REPUBLIKA.CO.ID,JAKARTA--Penataan frekuensi di Indonesia ditargetkan mampu menambah potensi penerimaan negara hingga mencapai Rp20 triliun pertahun.
"Penataan frekuensi itu merupakan hal yang penting untuk dilakukan karena mampu menambah potensi penerimaan negara sampai Rp20 triliun pertahun," kata Direktur Jenderal Sumberdaya Perangkat Pos dan Informatika Kementerian Komunikasi dan Informatika (Kemenkominfo), Muhammad Budi Setiawan, di Jakarta, Rabu.
Ia mengatakan, saat ini penerimaan negara dari frekuensi baru mencapai sekitar Rp 13 triliun pertahun.
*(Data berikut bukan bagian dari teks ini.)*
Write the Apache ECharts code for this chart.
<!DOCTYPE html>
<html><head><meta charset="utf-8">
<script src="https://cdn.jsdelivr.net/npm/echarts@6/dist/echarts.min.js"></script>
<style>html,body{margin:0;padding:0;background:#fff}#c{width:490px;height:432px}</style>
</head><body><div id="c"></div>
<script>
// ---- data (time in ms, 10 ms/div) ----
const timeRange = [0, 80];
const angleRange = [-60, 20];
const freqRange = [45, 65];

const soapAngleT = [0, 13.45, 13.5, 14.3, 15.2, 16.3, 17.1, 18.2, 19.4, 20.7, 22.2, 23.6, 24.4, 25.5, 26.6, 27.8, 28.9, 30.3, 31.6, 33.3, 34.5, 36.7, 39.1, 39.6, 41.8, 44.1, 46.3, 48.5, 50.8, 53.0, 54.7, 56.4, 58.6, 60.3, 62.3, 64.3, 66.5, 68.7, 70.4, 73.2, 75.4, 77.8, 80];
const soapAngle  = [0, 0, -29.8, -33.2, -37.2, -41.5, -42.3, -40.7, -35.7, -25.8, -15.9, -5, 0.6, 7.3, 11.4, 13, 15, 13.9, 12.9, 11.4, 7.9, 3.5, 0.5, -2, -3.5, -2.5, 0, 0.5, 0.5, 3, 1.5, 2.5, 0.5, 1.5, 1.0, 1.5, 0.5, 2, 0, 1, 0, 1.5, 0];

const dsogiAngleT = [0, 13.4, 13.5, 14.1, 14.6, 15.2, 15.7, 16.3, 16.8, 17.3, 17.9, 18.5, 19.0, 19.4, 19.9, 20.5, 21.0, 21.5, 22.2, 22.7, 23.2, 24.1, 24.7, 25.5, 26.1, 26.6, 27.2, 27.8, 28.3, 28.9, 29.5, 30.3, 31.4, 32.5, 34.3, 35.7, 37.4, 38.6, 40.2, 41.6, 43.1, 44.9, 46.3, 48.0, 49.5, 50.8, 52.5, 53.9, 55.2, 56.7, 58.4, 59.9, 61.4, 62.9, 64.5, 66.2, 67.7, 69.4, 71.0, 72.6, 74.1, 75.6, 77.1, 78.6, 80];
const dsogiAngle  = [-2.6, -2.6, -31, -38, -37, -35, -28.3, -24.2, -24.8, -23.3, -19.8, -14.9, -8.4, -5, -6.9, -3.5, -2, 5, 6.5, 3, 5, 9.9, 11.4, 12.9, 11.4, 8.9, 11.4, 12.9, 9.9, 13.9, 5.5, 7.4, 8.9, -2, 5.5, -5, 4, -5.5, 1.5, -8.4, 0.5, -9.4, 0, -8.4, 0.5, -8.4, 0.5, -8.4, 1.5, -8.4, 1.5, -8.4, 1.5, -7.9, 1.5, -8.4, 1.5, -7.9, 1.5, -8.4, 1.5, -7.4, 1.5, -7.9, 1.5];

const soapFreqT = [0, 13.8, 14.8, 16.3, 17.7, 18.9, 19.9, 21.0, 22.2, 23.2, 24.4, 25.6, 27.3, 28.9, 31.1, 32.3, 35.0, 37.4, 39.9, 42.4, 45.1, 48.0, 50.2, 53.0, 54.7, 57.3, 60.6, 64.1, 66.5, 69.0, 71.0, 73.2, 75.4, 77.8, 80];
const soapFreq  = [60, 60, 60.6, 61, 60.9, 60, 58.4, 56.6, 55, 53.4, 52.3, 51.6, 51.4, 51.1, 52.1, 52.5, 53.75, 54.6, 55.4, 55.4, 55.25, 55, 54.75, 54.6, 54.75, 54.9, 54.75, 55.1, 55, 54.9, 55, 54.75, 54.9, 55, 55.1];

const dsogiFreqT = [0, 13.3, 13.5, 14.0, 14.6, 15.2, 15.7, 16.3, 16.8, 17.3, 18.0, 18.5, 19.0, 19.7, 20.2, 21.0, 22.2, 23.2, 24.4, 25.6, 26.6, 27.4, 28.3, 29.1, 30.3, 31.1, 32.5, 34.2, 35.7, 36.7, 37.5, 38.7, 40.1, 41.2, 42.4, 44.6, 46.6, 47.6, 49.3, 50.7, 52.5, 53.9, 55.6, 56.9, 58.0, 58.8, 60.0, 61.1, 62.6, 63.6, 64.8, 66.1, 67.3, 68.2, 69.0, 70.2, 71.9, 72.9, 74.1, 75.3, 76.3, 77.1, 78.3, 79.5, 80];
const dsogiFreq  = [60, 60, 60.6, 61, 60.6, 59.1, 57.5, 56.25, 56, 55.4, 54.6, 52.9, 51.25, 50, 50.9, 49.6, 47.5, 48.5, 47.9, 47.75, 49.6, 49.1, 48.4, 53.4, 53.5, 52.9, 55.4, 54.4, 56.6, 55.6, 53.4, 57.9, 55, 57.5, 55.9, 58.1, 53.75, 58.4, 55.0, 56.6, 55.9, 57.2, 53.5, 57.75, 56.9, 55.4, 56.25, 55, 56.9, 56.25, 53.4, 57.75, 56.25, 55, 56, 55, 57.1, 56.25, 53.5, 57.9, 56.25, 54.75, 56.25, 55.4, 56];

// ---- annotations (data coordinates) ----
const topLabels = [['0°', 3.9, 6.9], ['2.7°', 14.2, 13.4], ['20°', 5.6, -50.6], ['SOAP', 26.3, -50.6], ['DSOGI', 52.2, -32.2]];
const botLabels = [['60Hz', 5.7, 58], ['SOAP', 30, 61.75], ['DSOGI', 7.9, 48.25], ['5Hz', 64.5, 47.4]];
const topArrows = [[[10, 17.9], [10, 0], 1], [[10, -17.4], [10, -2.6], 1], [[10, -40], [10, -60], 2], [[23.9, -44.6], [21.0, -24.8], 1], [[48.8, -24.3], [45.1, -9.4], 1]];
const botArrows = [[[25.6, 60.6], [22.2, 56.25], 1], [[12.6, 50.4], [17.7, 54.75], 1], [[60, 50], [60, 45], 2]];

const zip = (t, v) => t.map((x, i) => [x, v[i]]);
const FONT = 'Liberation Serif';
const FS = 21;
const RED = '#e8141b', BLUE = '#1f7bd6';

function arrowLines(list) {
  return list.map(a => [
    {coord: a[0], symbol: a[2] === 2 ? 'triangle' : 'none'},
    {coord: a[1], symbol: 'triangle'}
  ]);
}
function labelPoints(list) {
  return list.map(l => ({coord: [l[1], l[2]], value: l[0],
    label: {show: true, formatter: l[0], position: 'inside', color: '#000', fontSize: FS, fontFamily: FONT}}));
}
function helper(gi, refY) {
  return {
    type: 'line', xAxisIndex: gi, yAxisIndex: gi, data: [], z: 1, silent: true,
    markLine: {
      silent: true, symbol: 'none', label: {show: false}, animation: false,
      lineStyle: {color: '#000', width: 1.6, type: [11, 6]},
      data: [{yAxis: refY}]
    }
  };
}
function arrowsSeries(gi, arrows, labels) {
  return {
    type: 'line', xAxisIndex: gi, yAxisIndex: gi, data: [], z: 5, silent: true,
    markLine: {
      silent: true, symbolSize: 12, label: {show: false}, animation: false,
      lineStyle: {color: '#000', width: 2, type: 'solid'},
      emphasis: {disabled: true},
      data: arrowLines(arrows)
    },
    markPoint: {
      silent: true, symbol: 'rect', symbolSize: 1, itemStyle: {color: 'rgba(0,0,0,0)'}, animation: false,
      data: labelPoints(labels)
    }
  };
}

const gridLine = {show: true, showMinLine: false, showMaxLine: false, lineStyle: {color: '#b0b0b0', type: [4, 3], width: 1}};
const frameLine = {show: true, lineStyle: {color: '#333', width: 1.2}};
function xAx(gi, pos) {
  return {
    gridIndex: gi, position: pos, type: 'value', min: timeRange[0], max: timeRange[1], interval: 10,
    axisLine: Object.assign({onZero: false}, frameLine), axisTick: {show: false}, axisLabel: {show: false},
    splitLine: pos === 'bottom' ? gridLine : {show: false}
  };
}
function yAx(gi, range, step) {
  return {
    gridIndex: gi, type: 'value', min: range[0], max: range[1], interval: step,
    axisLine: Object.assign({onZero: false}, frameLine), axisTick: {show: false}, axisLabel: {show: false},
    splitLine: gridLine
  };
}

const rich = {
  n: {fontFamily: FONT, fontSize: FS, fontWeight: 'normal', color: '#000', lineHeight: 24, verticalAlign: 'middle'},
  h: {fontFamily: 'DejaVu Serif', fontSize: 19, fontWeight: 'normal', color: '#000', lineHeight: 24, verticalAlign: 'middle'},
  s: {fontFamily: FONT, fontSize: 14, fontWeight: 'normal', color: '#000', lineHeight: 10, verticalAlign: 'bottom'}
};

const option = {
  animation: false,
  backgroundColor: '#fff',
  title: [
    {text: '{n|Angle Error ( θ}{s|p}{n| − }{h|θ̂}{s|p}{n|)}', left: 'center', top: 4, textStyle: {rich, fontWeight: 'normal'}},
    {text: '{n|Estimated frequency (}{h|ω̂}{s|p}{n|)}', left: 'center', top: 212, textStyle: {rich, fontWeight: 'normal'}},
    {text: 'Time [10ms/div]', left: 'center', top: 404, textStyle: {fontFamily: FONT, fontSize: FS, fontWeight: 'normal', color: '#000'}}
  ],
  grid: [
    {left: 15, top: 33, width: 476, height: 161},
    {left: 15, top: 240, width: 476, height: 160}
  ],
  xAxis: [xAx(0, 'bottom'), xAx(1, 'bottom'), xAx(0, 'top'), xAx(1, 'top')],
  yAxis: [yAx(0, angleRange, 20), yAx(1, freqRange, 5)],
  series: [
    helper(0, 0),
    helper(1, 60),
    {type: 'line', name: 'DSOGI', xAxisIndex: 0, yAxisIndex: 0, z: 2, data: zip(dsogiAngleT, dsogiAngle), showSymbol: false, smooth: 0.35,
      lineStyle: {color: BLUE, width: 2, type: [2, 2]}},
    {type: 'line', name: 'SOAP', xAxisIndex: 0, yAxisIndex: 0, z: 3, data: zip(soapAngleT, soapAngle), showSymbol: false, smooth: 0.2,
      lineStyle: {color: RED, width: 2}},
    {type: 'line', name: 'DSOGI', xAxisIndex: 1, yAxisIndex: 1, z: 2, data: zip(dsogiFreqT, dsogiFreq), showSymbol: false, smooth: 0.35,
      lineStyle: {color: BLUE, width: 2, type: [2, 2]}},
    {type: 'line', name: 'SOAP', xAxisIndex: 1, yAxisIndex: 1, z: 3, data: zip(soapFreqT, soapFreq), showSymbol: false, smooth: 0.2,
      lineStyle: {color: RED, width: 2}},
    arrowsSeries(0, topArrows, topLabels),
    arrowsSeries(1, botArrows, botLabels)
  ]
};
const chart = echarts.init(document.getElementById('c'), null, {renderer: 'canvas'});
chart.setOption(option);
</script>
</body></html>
Menurut dia, angka itu berpotensi naik signifikan bila frekuensi di Indonesia ditata dengan lebih baik.
Beberapa faktor masalah yang selama ini dikeluhkan terkait penataan frekuensi di Indonesia antara lain kurangnya atau tidak mudahnya mengakses informasi resmi dari regulator, identifikasi kanal frekuensi yang tidak seragam, dan kurangnya komunikasi dan koordinasi lintas operator dan juga antara regulator dan operator.
Oleh karena itu, Budi menyatakan akan melakukan koordinasi dan komunikasi lebih intensif dengan seluruh pemangku kepentingan.
Budi menambahkan, frekuensi merupakan sumber daya yang jumlahnya sangat terbatas sehingga harus dimanfaatkan secara optimal.
Saat ini, kata dia, penggunaan frekuensi masih belum sepenuhnya optimal karena masih ada alokasi yang "under-utilize" padahal jika dioptimalkan dengan baik berpotensi mendatangkan penerimaan negara yang lebih besar.
"Kami telah menyusun roadmap spektrum Indonesia, termasuk di dalamnya tentang penataan TV-TV digital," katanya.
Pihaknya juga akan mulai mengoptimalkan fungsi balai monitor yang tersebar di seluruh provinsi di Tanah Air.
Budi menambahkan, agenda selanjutnya yang akan dilakukan adalah melakukan pengendalian kemudian mengoptimalisasi pendapatan negara dari frekuensi.